--- MATERIAL PROVIDED ---

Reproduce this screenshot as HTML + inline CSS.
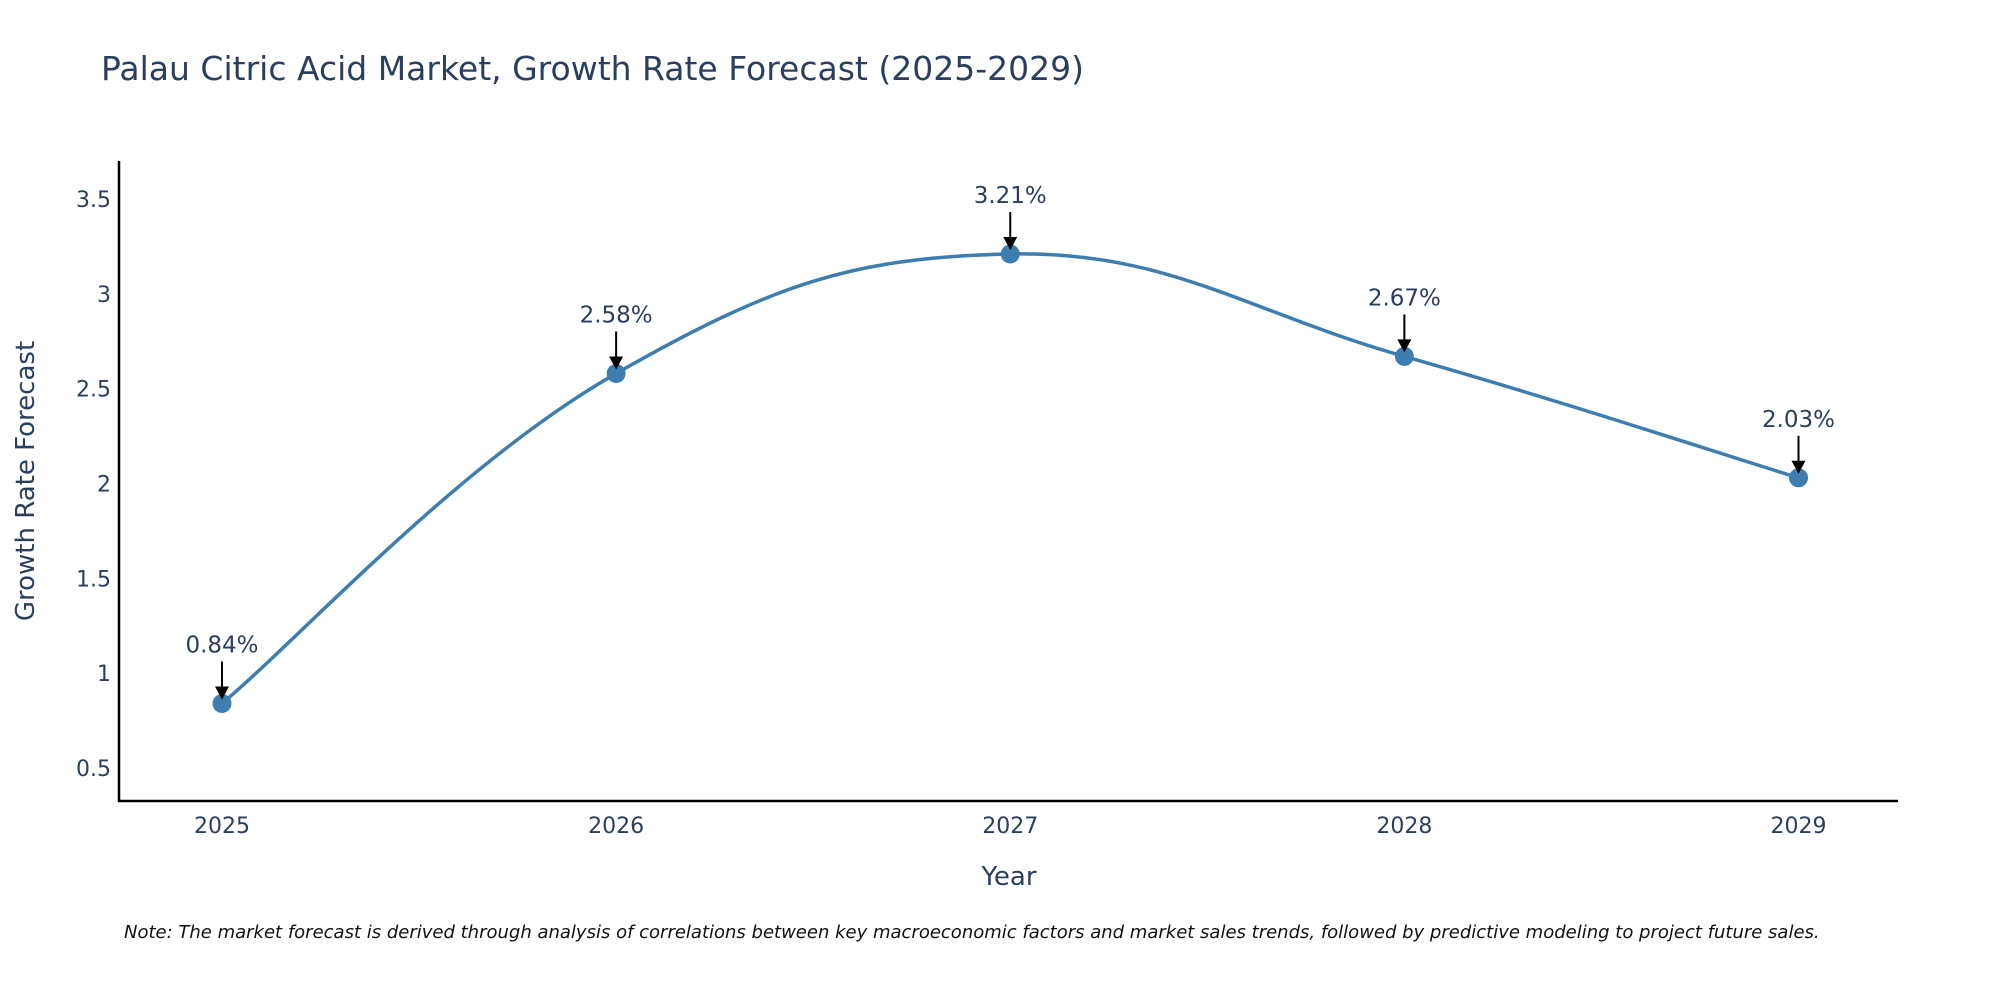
<!DOCTYPE html>
<html><head><meta charset="utf-8"><style>
body{margin:0;background:#fff;}
svg text{font-family:"DejaVu Sans","Liberation Sans",sans-serif;fill:#2a3f5f;}
</style></head><body>
<svg id="chart" width="2000" height="1000" xmlns="http://www.w3.org/2000/svg">
<rect width="2000" height="1000" fill="#fff"/>
<text x="101" y="80" font-size="33">Palau Citric Acid Market, Growth Rate Forecast (2025-2029)</text>
<g id="axes"></g>
<g id="series"></g>
<text x="1009" y="885" font-size="26" text-anchor="middle">Year</text>
<text transform="translate(34,481) rotate(-90)" font-size="26" text-anchor="middle">Growth Rate Forecast</text>
<text x="124" y="938" font-size="18" font-style="italic" style="fill:#111">Note: The market forecast is derived through analysis of correlations between key macroeconomic factors and market sales trends, followed by predictive modeling to project future sales.</text>
</svg>
<script>
const years = ["2025","2026","2027","2028","2029"];
const growth = [0.84, 2.58, 3.21, 2.67, 2.03];
const labels = ["0.84%","2.58%","3.21%","2.67%","2.03%"];
const yTicks = [0.5,1,1.5,2,2.5,3,3.5];
const yTickLabels = ["0.5","1","1.5","2","2.5","3","3.5"];
const NS="http://www.w3.org/2000/svg";
function xS(i){return 222+i*(1798.5-222)/4;}
function yS(v){return 768-(v-0.5)*(768-199)/3;}
function mk(tag,attrs,parent){const e=document.createElementNS(NS,tag);for(const k in attrs)e.setAttribute(k,attrs[k]);parent.appendChild(e);return e;}
const axes=document.getElementById('axes'), ser=document.getElementById('series');
let l=mk('line',{x1:119,y1:161,x2:119,y2:802,stroke:'#000','stroke-width':2.5},axes);


l=mk('line',{x1:118,y1:801,x2:1898,y2:801,stroke:'#000','stroke-width':2.5},axes);


yTicks.forEach((v,i)=>{const t=mk('text',{x:111,y:yS(v)+8,'font-size':22,'text-anchor':'end'},axes);t.textContent=yTickLabels[i];

});
years.forEach((y,i)=>{const t=mk('text',{x:xS(i),y:833,'font-size':22,'text-anchor':'middle'},axes);t.textContent=y;

});
const P=growth.map((v,i)=>[xS(i),yS(v)]);
let d='M'+P[0][0]+','+P[0][1];
const s=0.6;
for(let i=0;i<P.length-1;i++){const p0=P[Math.max(0,i-1)],p1=P[i],p2=P[i+1],p3=P[Math.min(P.length-1,i+2)];
const c1=[p1[0]+(p2[0]-p0[0])*s/3,p1[1]+(p2[1]-p0[1])*s/3];
const c2=[p2[0]-(p3[0]-p1[0])*s/3,p2[1]-(p3[1]-p1[1])*s/3];
d+=' C'+c1+' '+c2+' '+p2;}
const path=mk('path',{d:d,fill:'none',stroke:'#3d7db0','stroke-width':3.5},ser);


growth.forEach((v,i)=>{const cx=xS(i),cy=yS(v);
const c=mk('circle',{cx:cx,cy:cy,r:9.5,fill:'#3d7db0'},ser);


const a=mk('line',{x1:cx,y1:cy-42,x2:cx,y2:cy-14,stroke:'#000','stroke-width':2},ser);


const h=mk('polygon',{points:`${cx-7},${cy-17} ${cx+7},${cy-17} ${cx},${cy-4}`,fill:'#000'},ser);


const t=mk('text',{x:cx,y:cy-51,'font-size':23,'text-anchor':'middle'},ser);t.textContent=labels[i];

});
</script>
</body></html>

---

→ **SET EXERCISE**
All of the material above needs to be restated exactly, with no pictures.

→ **FINAL ANSWER**
Reproduce this screenshot as HTML + inline CSS.
<!DOCTYPE html>
<html><head><meta charset="utf-8"><style>
body{margin:0;background:#fff;}
svg text{font-family:"DejaVu Sans","Liberation Sans",sans-serif;fill:#2a3f5f;}
</style></head><body>
<svg id="chart" width="2000" height="1000" xmlns="http://www.w3.org/2000/svg">
<rect width="2000" height="1000" fill="#fff"/>
<text x="101" y="80" font-size="33">Palau Citric Acid Market, Growth Rate Forecast (2025-2029)</text>
<g id="axes"></g>
<g id="series"></g>
<text x="1009" y="885" font-size="26" text-anchor="middle">Year</text>
<text transform="translate(34,481) rotate(-90)" font-size="26" text-anchor="middle">Growth Rate Forecast</text>
<text x="124" y="938" font-size="18" font-style="italic" style="fill:#111">Note: The market forecast is derived through analysis of correlations between key macroeconomic factors and market sales trends, followed by predictive modeling to project future sales.</text>
</svg>
<script>
const years = ["2025","2026","2027","2028","2029"];
const growth = [0.84, 2.58, 3.21, 2.67, 2.03];
const labels = ["0.84%","2.58%","3.21%","2.67%","2.03%"];
const yTicks = [0.5,1,1.5,2,2.5,3,3.5];
const yTickLabels = ["0.5","1","1.5","2","2.5","3","3.5"];
const NS="http://www.w3.org/2000/svg";
function xS(i){return 222+i*(1798.5-222)/4;}
function yS(v){return 768-(v-0.5)*(768-199)/3;}
function mk(tag,attrs,parent){const e=document.createElementNS(NS,tag);for(const k in attrs)e.setAttribute(k,attrs[k]);parent.appendChild(e);return e;}
const axes=document.getElementById('axes'), ser=document.getElementById('series');
let l=mk('line',{x1:119,y1:161,x2:119,y2:802,stroke:'#000','stroke-width':2.5},axes);


l=mk('line',{x1:118,y1:801,x2:1898,y2:801,stroke:'#000','stroke-width':2.5},axes);


yTicks.forEach((v,i)=>{const t=mk('text',{x:111,y:yS(v)+8,'font-size':22,'text-anchor':'end'},axes);t.textContent=yTickLabels[i];

});
years.forEach((y,i)=>{const t=mk('text',{x:xS(i),y:833,'font-size':22,'text-anchor':'middle'},axes);t.textContent=y;

});
const P=growth.map((v,i)=>[xS(i),yS(v)]);
let d='M'+P[0][0]+','+P[0][1];
const s=0.6;
for(let i=0;i<P.length-1;i++){const p0=P[Math.max(0,i-1)],p1=P[i],p2=P[i+1],p3=P[Math.min(P.length-1,i+2)];
const c1=[p1[0]+(p2[0]-p0[0])*s/3,p1[1]+(p2[1]-p0[1])*s/3];
const c2=[p2[0]-(p3[0]-p1[0])*s/3,p2[1]-(p3[1]-p1[1])*s/3];
d+=' C'+c1+' '+c2+' '+p2;}
const path=mk('path',{d:d,fill:'none',stroke:'#3d7db0','stroke-width':3.5},ser);


growth.forEach((v,i)=>{const cx=xS(i),cy=yS(v);
const c=mk('circle',{cx:cx,cy:cy,r:9.5,fill:'#3d7db0'},ser);


const a=mk('line',{x1:cx,y1:cy-42,x2:cx,y2:cy-14,stroke:'#000','stroke-width':2},ser);


const h=mk('polygon',{points:`${cx-7},${cy-17} ${cx+7},${cy-17} ${cx},${cy-4}`,fill:'#000'},ser);


const t=mk('text',{x:cx,y:cy-51,'font-size':23,'text-anchor':'middle'},ser);t.textContent=labels[i];

});
</script>
</body></html>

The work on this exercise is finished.